One important goal in life is to have a few good friends and not waste too much time with acquaintances and casual friendships. Here are some tips on how you can increase the odds that you will get quality good friendships.
Truth: Some honest and interesting humans have one or two very close friends and most of us have casual good friends or none at all.
Being truthful, honest, and sincere creates trust in a relationship and without it a strong bond with a person or a strong relationship is not possible. If you find that a potential new friend is a BS artist, exaggerates much, or even lies to you then drop them immediately.
Truth: Be realistic, don’t expect to find new very close friendships because it is like searching for a needle in a haystack these days. You will have to settle for a good friend and not a new devoted one.
First determine what your likes and dislikes and your loves and hates are. When you have determined what you like very much or love to talk about such as a job, career, hobbies, family, traveling, fashion, cooking, music, sports, etc. make a list of them in order of importance in your life. Pursue your major or most important passions and try to find others who also have them and who can share them with you.
When you meet a new acquaintance who has at least one of your favorite passions in common don’t be afraid or embarrassed to probe a little more and ask them about their other favorite and not so favorite things to do. The more that the human’s tastes and likes and loves match up with your own the greater is the probability that you can establish stronger bonds of friendship in the future.
If you find the human has very little in common with you then don’t try to continue the relationship in a serious way. One parting question which you can ask such a human with which you seem to have very little in common is to ask whether they know of anyone who has a strong interest in one of your passions. If yes then you can ask a favor of them to reveal who that person is so that you can potentially contact them and use their name as an introductory reference.
When first starting out a relationship don’t push too hard for time and information from them which might scare them away from revealing the information which you would really like to know. Start off with a casual relationship with mostly nondemanding interactions and some sharing which you can increase in frequency as time goes on.
Don’t gossip or tell them about all the minute details of your life because you are wasting their time and they are not really interested in hearing you out.
Keep all your communications with any friend or potential friend short and sweet and to the point. Don’t ramble randomly about unimportant events in your life. No one wants to waste time listening to you go on and on without a useful goal in mind.
Once you find something important in common with each other then more intensely share information on the topic as time passes which can even include personal visits to home and common places of interest.
You may be rejected at some point in the relationship because the human simply has more important priorities in life then to communicate with you. Don’t give up right away at the first rejection but try again. If you fail at communicating three times in a row maybe you should reassess whether you are considered important enough in the human’s life for the relationship to continue growing stronger.

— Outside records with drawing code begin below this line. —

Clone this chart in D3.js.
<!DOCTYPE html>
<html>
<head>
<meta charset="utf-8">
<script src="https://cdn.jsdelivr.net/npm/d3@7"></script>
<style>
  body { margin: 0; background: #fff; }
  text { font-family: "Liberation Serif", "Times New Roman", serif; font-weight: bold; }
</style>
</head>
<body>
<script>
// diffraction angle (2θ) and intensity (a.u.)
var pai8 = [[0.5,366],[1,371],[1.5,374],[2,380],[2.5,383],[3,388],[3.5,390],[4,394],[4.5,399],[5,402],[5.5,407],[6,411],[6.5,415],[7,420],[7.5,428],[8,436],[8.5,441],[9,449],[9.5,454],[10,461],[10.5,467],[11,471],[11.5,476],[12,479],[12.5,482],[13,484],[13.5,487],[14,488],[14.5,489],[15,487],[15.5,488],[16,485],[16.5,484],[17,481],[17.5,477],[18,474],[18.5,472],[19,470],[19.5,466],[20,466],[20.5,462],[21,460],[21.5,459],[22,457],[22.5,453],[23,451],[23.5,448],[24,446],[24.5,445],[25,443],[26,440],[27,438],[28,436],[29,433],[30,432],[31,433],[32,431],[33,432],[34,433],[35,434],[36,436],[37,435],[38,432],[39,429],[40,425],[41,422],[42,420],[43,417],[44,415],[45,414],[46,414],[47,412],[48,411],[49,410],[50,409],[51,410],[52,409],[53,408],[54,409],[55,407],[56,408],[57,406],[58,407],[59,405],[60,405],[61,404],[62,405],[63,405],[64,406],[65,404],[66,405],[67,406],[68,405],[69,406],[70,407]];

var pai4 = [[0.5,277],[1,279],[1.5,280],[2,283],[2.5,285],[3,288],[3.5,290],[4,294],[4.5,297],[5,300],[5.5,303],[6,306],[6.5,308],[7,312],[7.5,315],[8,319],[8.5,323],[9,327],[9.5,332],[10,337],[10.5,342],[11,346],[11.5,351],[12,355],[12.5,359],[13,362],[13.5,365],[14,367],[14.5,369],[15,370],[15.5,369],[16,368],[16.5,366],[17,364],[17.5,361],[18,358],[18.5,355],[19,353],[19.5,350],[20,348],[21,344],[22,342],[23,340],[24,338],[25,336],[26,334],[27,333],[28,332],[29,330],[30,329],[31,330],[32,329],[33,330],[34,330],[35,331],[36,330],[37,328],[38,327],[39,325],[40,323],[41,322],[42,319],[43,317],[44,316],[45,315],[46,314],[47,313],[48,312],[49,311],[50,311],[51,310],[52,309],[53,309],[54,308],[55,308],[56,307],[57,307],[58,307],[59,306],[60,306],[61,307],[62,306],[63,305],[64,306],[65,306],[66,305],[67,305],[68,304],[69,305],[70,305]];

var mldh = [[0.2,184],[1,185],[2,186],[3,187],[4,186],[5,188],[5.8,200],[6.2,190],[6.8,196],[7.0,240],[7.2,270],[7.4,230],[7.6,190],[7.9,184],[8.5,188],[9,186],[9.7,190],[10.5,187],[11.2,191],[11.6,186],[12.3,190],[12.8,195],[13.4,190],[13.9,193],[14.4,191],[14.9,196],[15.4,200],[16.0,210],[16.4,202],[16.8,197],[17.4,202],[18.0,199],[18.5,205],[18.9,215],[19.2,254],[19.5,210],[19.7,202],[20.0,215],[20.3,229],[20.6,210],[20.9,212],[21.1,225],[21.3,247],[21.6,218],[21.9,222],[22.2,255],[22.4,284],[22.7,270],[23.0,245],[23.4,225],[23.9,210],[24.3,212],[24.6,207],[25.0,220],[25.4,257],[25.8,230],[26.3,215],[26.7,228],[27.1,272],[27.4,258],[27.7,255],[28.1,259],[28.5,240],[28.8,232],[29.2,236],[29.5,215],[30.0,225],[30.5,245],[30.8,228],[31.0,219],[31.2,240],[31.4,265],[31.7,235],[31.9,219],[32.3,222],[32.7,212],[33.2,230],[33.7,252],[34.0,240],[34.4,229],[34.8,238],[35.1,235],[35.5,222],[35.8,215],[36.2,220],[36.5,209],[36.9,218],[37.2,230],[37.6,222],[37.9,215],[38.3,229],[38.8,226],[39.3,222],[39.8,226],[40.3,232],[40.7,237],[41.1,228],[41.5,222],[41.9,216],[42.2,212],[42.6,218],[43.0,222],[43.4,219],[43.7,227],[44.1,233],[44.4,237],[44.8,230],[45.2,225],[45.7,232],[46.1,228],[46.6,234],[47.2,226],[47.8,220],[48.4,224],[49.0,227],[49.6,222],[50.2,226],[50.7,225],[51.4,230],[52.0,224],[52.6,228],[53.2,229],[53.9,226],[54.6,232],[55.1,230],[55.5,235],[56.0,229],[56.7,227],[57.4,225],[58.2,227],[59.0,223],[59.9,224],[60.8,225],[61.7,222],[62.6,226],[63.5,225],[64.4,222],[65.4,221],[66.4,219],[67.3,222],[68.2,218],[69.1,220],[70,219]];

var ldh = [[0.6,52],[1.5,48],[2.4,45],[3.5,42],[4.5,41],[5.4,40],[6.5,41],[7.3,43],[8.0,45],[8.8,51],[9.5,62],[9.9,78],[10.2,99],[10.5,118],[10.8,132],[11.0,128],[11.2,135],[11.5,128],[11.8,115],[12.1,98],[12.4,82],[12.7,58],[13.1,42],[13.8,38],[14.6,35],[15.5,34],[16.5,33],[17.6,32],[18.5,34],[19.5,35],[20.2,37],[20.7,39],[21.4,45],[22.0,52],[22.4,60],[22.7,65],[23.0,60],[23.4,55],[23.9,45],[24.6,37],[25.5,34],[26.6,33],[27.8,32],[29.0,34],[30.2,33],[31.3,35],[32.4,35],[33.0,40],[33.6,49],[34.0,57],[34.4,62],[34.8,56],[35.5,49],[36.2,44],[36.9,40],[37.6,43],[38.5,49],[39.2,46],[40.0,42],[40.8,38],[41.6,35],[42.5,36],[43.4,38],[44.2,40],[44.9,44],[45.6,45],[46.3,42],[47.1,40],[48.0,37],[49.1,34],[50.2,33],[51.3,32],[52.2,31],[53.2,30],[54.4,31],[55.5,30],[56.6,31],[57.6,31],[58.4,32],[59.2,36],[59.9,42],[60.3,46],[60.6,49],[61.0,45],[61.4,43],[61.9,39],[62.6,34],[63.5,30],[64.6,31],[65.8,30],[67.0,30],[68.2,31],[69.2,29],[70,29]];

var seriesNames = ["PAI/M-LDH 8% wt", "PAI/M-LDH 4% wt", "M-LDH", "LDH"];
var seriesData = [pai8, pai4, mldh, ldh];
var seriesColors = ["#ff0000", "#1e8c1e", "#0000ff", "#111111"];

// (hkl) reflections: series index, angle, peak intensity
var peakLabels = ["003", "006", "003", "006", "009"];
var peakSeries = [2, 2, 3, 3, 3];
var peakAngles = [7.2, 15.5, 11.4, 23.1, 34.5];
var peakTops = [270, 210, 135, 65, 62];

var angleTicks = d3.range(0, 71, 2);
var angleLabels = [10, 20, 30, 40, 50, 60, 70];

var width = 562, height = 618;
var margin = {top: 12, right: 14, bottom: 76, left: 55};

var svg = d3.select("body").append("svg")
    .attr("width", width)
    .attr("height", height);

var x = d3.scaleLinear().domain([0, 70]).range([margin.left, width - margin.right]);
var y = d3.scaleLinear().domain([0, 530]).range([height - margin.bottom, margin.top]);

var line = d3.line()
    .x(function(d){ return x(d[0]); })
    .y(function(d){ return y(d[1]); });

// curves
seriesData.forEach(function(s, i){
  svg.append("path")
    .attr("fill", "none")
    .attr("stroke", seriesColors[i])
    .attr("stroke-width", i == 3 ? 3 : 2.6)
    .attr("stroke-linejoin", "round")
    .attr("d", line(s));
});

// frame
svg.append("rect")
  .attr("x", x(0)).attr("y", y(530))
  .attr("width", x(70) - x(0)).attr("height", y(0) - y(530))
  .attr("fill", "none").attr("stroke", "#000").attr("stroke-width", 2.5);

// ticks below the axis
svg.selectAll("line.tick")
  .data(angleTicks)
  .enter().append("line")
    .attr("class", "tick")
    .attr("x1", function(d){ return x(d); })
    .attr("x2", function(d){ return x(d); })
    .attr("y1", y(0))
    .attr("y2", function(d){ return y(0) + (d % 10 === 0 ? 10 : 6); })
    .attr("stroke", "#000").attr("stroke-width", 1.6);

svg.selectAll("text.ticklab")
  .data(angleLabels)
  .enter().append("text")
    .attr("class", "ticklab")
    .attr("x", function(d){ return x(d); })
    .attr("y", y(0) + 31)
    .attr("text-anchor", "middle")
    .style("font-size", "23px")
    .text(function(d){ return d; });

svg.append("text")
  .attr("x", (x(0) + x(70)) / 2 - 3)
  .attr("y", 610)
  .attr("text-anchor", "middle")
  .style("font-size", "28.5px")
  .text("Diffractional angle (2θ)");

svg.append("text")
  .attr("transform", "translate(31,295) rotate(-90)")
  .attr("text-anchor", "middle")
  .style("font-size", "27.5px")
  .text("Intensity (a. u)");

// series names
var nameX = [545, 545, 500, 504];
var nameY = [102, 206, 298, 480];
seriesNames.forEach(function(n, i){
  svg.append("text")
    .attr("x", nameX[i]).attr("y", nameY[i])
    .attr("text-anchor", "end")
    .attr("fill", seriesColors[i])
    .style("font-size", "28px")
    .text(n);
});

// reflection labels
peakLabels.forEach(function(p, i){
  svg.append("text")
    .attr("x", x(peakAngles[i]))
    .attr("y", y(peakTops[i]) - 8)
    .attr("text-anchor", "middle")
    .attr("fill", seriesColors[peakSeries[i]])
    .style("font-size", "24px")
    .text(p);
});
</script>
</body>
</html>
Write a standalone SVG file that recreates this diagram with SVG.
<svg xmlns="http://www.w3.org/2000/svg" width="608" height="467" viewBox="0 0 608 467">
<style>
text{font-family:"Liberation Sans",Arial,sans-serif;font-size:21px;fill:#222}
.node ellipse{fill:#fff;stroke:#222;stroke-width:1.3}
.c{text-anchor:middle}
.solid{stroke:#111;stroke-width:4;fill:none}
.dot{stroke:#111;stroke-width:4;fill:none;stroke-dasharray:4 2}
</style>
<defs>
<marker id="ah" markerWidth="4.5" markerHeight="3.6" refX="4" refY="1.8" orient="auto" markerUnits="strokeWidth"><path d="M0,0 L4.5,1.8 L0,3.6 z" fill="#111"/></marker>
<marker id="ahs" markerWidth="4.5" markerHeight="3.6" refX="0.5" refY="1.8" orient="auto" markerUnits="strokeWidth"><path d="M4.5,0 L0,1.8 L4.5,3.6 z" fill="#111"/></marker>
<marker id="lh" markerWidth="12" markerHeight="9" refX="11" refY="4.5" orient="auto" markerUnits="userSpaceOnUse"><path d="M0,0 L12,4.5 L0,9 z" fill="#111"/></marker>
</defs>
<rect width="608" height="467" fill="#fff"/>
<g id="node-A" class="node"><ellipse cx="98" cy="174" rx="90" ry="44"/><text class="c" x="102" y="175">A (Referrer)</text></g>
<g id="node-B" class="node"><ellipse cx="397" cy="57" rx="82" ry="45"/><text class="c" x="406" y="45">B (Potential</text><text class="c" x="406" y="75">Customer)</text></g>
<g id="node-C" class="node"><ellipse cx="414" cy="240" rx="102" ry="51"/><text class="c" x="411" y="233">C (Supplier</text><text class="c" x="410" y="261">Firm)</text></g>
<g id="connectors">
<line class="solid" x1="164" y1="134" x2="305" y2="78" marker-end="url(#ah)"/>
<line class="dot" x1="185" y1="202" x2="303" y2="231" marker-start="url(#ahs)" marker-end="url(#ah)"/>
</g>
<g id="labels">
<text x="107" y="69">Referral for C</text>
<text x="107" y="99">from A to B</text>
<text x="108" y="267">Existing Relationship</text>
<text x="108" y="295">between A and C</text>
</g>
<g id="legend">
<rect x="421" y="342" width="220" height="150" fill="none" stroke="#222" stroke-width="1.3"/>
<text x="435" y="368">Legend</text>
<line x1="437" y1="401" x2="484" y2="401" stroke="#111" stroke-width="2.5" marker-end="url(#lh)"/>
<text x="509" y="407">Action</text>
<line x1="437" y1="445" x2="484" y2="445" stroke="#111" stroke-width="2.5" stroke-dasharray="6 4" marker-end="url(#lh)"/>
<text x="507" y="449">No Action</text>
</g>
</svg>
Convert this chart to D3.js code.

Make your friendships a priority in your life by setting aside time, energy, and maybe even some money to nurture friendships.
Don’t limit potential friends to your age group only but reach out to some older or younger than you too. Strong interests in activities are seldom limited to one age group and you can share common interests with any aged human.
A virtual friend can turn into a physically interacting friend especially if they are located close to you and some foreign friends may come in handy if you intend to travel to their country at some point in the future.
Most of your new friendships will start on the internet and you should join internet clubs, specialty social networks, and even blogs to optimize your potential friendship base.
Once you have made contact with a potential new friend and find no passionate interests in common drop them like a hot potato because you will only be wasting your precious time, energy, and money which you can spend trying to find and interact with new potential good friends.
Truth: Modern society has mostly lost the behavioral rules necessary to form lasting good friendships so don’t be too disappointed with most of the new selfish generation which doesn’t know how to find and maintain good friendships.
CONCLUSION: Share your passions with friends who also have your passions.
If you don’t have a passion or passions then find and develop a passion or passions by developing in depth knowledge about them. Only then try to share the passion or passions with other potential friends. It will increase the probability of a good friendship more than anything else!!!!!!